Monday, May 3, 2010

'Braveheart was a long time ago...'

In my last post I briefly mentioned Richard Bacon's interview with Ieuan Wyn Jones on BBC3, which was one of a series of interviews with the party leaders specifically for the benefit of first-time voters. Each programme contained voxpops from young people, allowing them to articulate their concerns, and deliver their verdict on the political party in question. There was an interesting contribution from one guy on the programme featuring Alex Salmond, in which he expressed his disdain for the idea of Scottish independence in the following terms -

"Braveheart was a long time ago. You know what, English people? I forgive you.
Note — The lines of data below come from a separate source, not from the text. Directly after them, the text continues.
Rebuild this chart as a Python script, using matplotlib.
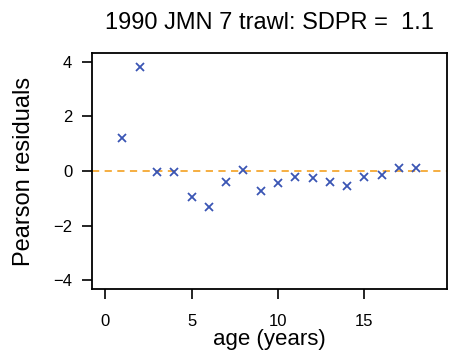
import numpy as np
import matplotlib.pyplot as plt

plt.rcParams['font.family'] = ['Liberation Sans', 'DejaVu Sans']

age = np.arange(1, 19)
resid = [1.19, 3.82, -0.04, -0.05, -0.95, -1.32, -0.40, 0.03, -0.73,
         -0.43, -0.22, -0.26, -0.40, -0.55, -0.22, -0.16, 0.12, 0.12]
xticks = [0, 5, 10, 15]
yticks = [-4, -2, 0, 2, 4]

fig = plt.figure(figsize=(4.5, 3.58), dpi=100)
ax = fig.add_axes([0.2044, 0.1927, 0.7883, 0.6593])

ax.axhline(0, color='#f5a833', linestyle=(0, (4, 3)), linewidth=1.3, zorder=1)
ax.plot(age, resid, linestyle='none', marker='x', color='#3a55b4',
        markersize=6, markeredgewidth=1.3, zorder=2)

ax.set_xlim(-0.76, 19.76)
ax.set_ylim(-4.32, 4.32)
ax.set_xticks(xticks)
ax.set_yticks(yticks)
ax.set_yticklabels(['\u22124', '\u22122', '0', '2', '4'])
ax.tick_params(direction='out', length=7.2, width=1.2, labelsize=12)
ax.tick_params(axis='x', pad=10.5)
ax.tick_params(axis='y', pad=7)
for s in ax.spines.values():
    s.set_linewidth(1.3)

ax.set_xlabel('age (years)', fontsize=16)
ax.xaxis.set_label_coords(0.5, -0.17)
ax.set_ylabel('Pearson residuals', fontsize=17)
ax.yaxis.set_label_coords(-0.16, 0.5)
ax.set_title('1990 JMN 7 trawl: SDPR =  1.1', fontsize=17, pad=17)

fig.savefig('out.png', dpi=100)
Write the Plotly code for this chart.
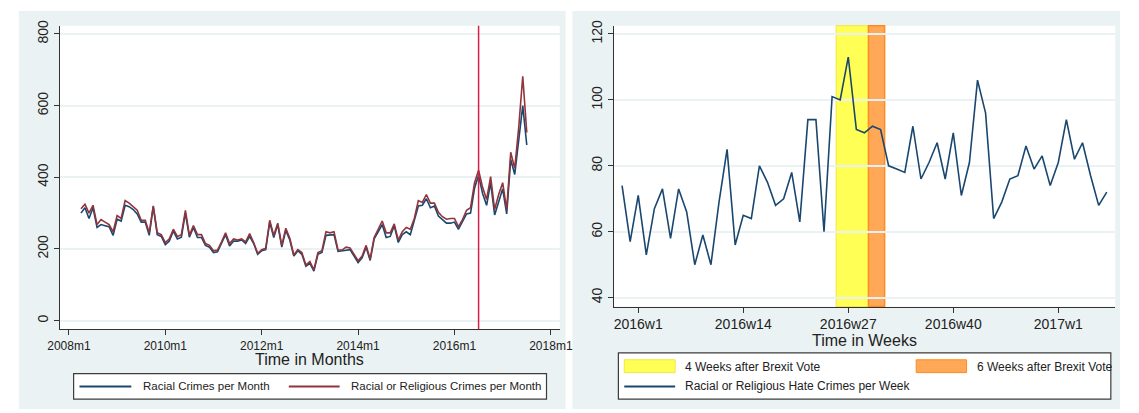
import plotly.graph_objects as go

# ---------------- monthly series (2008m4 .. 2017m7) ----------------
month_start = 3  # months since 2008m1
racial_month = [
    300, 315, 285, 315, 260, 268, 265, 262, 238,
    283, 278, 322, 318, 310, 298, 275, 275, 238, 318, 240, 235,
    212, 222, 250, 228, 233, 300, 233, 260, 232, 232, 210, 205,
    190, 192, 215, 240, 208, 222, 222, 225, 215, 235, 215, 185,
    195, 198, 275, 232, 268, 205, 252, 225, 180, 195, 185, 152,
    160, 138, 185, 190, 238, 238, 240, 193, 195, 198, 198, 180,
    162, 175, 205, 168, 228, 248, 268, 232, 235, 265, 218, 240,
    248, 240, 278, 320, 322, 340, 315, 320, 292, 282, 272, 272,
    275, 255, 275, 298, 300, 370, 405, 355, 322, 385, 295, 335,
    368, 298, 450, 408, 500, 600, 490,
]
religious_month = [
    312, 325, 300, 322, 268, 282, 275, 268, 248,
    293, 285, 335, 328, 318, 308, 280, 280, 245, 320, 245, 240,
    218, 228, 255, 235, 240, 308, 238, 265, 240, 240, 215, 210,
    195, 197, 220, 245, 215, 228, 225, 228, 220, 243, 218, 188,
    198, 202, 280, 238, 272, 210, 258, 230, 183, 198, 190, 155,
    165, 142, 190, 195, 248, 245, 248, 197, 197, 205, 203, 185,
    167, 180, 210, 172, 232, 255, 278, 245, 245, 270, 225, 248,
    260, 255, 285, 335, 330, 352, 328, 328, 302, 290, 283, 285,
    285, 262, 282, 308, 315, 385, 420, 372, 338, 402, 310, 352,
    385, 310, 470, 425, 540, 682, 525,
]
months = [month_start + i for i in range(len(racial_month))]
brexit_month = 102  # 2016m7
month_ticks = [0, 24, 48, 72, 96, 120]
month_labels = ["2008m1", "2010m1", "2012m1", "2014m1", "2016m1", "2018m1"]

# ---------------- weekly series (2015w51 .. 2017w7) ----------------
week_start = -2  # weeks relative to 2016w1
hate_week = [
    74, 57, 71, 53, 67, 73, 58, 73, 66, 50, 59, 50, 69, 85, 56, 65,
    64, 80, 75, 68, 70, 78, 63, 94, 94, 60, 101, 100, 113, 91, 90, 92,
    91, 80, 79, 78, 92, 76, 81, 87, 76, 90, 71, 81, 106, 96, 64, 69,
    76, 77, 86, 79, 83, 74, 81, 94, 82, 87, 77, 68, 72,
]
weeks = [week_start + i for i in range(len(hate_week))]
band4 = (24.5, 28.5)   # 4 weeks after the vote
band6 = (28.5, 30.5)   # weeks 5-6 after the vote
week_ticks = [0, 13, 26, 39, 52]
week_labels = ["2016w1", "2016w14", "2016w27", "2016w40", "2017w1"]

# ---------------- styling ----------------
W, H = 1139, 413
PANEL = "#EAF2F3"
GRID = "#EAF2F3"
NAVY = "#1A476F"
MAROON = "#90353B"
VLINE = "#D2204A"
YELLOW = "#FFFF55"
YELLOW_EDGE = "#F2E640"
ORANGE = "#FFA858"
ORANGE_EDGE = "#FF8A1E"
FONT = "Liberation Sans, Arial, sans-serif"


def px_x(v):
    return v / W


def px_y(v):
    return 1 - v / H


L_DOM = (px_x(49), px_x(560))
L_YDOM = (px_y(328), px_y(20))
R_DOM = (px_x(615.5), px_x(1128))
R_YDOM = (px_y(305), px_y(20))

fig = go.Figure()

fig.add_trace(go.Scatter(x=months, y=racial_month, mode="lines",
                         line=dict(color=NAVY, width=1.6),
                         xaxis="x", yaxis="y", showlegend=False,
                         name="Racial Crimes per Month"))
fig.add_trace(go.Scatter(x=months, y=religious_month, mode="lines",
                         line=dict(color=MAROON, width=1.6),
                         xaxis="x", yaxis="y", showlegend=False,
                         name="Racial or Religious Crimes per Month"))
fig.add_trace(go.Scatter(x=weeks, y=hate_week, mode="lines",
                         line=dict(color=NAVY, width=1.6),
                         xaxis="x2", yaxis="y2", showlegend=False,
                         name="Racial or Religious Hate Crimes per Week"))

shapes = []
# panel backgrounds and white plot regions
for x0, x1 in [(7, 566), (573, 1133)]:
    shapes.append(dict(type="rect", xref="paper", yref="paper",
                       x0=px_x(x0), x1=px_x(x1), y0=px_y(409), y1=px_y(5),
                       fillcolor=PANEL, line=dict(width=0), layer="below"))
for dom, ydom in [(L_DOM, L_YDOM), (R_DOM, R_YDOM)]:
    shapes.append(dict(type="rect", xref="paper", yref="paper",
                       x0=dom[0], x1=dom[1], y0=ydom[0], y1=ydom[1],
                       fillcolor="white", line=dict(width=0), layer="below"))

# Brexit bands on the weekly chart
shapes.append(dict(type="rect", xref="x2", yref="y2 domain",
                   x0=band4[0], x1=band4[1], y0=0, y1=1,
                   fillcolor=YELLOW, line=dict(color=YELLOW_EDGE, width=1),
                   layer="below"))
shapes.append(dict(type="rect", xref="x2", yref="y2 domain",
                   x0=band6[0], x1=band6[1], y0=0, y1=1,
                   fillcolor=ORANGE, line=dict(color=ORANGE_EDGE, width=1.5),
                   layer="below"))

# vertical marker at the referendum month
shapes.append(dict(type="line", xref="x", yref="y domain",
                   x0=brexit_month, x1=brexit_month, y0=0, y1=1,
                   line=dict(color=VLINE, width=1.5), layer="above"))

# legend boxes
def box(x0, y0, x1, y1):
    return dict(type="rect", xref="paper", yref="paper",
                x0=px_x(x0), x1=px_x(x1), y0=px_y(y1), y1=px_y(y0),
                fillcolor="white", line=dict(color="#3C3C3C", width=1.2),
                layer="above")

shapes.append(box(63, 373, 546.5, 399))
shapes.append(box(620, 352, 1123.5, 399))


def sample_line(x0, x1, y, color):
    return dict(type="line", xref="paper", yref="paper",
                x0=px_x(x0), x1=px_x(x1), y0=px_y(y), y1=px_y(y),
                line=dict(color=color, width=2), layer="above")


def sample_rect(x0, x1, y0, y1, fill, edge):
    return dict(type="rect", xref="paper", yref="paper",
                x0=px_x(x0), x1=px_x(x1), y0=px_y(y1), y1=px_y(y0),
                fillcolor=fill, line=dict(color=edge, width=1), layer="above")

shapes.append(sample_line(69, 122, 386, NAVY))
shapes.append(sample_line(283, 335, 386, MAROON))
shapes.append(sample_rect(626, 678, 359, 372, YELLOW, YELLOW_EDGE))
shapes.append(sample_rect(924.5, 976, 359, 372, ORANGE, ORANGE_EDGE))
shapes.append(sample_line(626, 678, 386, NAVY))

annotations = []


def label(text, x, y, size, anchor="left"):
    annotations.append(dict(text=text, xref="paper", yref="paper",
                            x=px_x(x), y=px_y(y), xanchor=anchor,
                            yanchor="middle", showarrow=False,
                            font=dict(family=FONT, size=size, color="#222")))

label("Racial Crimes per Month", 131.6, 386, 11.5)
label("Racial or Religious Crimes per Month", 345, 386, 11.5)
label("4 Weeks after Brexit Vote", 686.4, 366, 12)
label("6 Weeks after Brexit Vote", 984.5, 366, 12)
label("Racial or Religious Hate Crimes per Week", 686.4, 386, 12)
label("Time in Months", 304.5, 359, 16, "center")
label("Time in Weeks", 871.8, 339.5, 16, "center")

axis_common = dict(showline=True, linecolor="#333", linewidth=1,
                   ticks="outside", ticklen=5, tickcolor="#333",
                   zeroline=False)

fig.update_layout(
    width=W, height=H,
    margin=dict(l=0, r=0, t=0, b=0),
    paper_bgcolor="white", plot_bgcolor="rgba(0,0,0,0)",
    font=dict(family=FONT, color="#222"),
    showlegend=False,
    shapes=shapes, annotations=annotations,
    xaxis=dict(domain=L_DOM, anchor="y", range=[-2.24, 122.2],
               tickvals=month_ticks, ticktext=month_labels,
               tickfont=dict(size=12), showgrid=False, **axis_common),
    yaxis=dict(domain=L_YDOM, anchor="x", range=[-24, 823],
               tickvals=[0, 200, 400, 600, 800], tickangle=-90,
               tickfont=dict(size=14), showgrid=True, gridcolor=GRID,
               gridwidth=1.5, **axis_common),
    xaxis2=dict(domain=R_DOM, anchor="y2", range=[-3, 59.05],
                tickvals=week_ticks, ticktext=week_labels,
                tickfont=dict(size=14), showgrid=False, **axis_common),
    yaxis2=dict(domain=R_YDOM, anchor="x2", range=[37.3, 122.5],
                tickvals=[40, 60, 80, 100, 120], tickangle=-90,
                tickfont=dict(size=14), showgrid=True, gridcolor=GRID,
                gridwidth=1.5, **axis_common),
)

fig.write_html("out.html")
We still kicked your ass, but I forgive you."

A very witty line, but also of course a monumental red herring. It's an attempt to conflate two entirely different things - chippiness against the English, and a desire for Scotland to stand on its own feet as a normal independent country. Most British people got over America's uppitiness in 1776 a long time ago, but it doesn't logically follow from there that we all now want to be ruled from Washington DC. (Leaving Tony Blair's deepest longings out of this for a moment.)

In truth, and it may seem counter-intuitive to some, chippiness against the English is most commonly found among people who are - at least passively - political unionists. It's the 'ninety-minute nationalist' phenomenon identified by Jim Sillars all those years ago. People who have a victim complex on behalf of Scotland actually need the union to be maintained so they can carry on nursing their grievance indefinitely.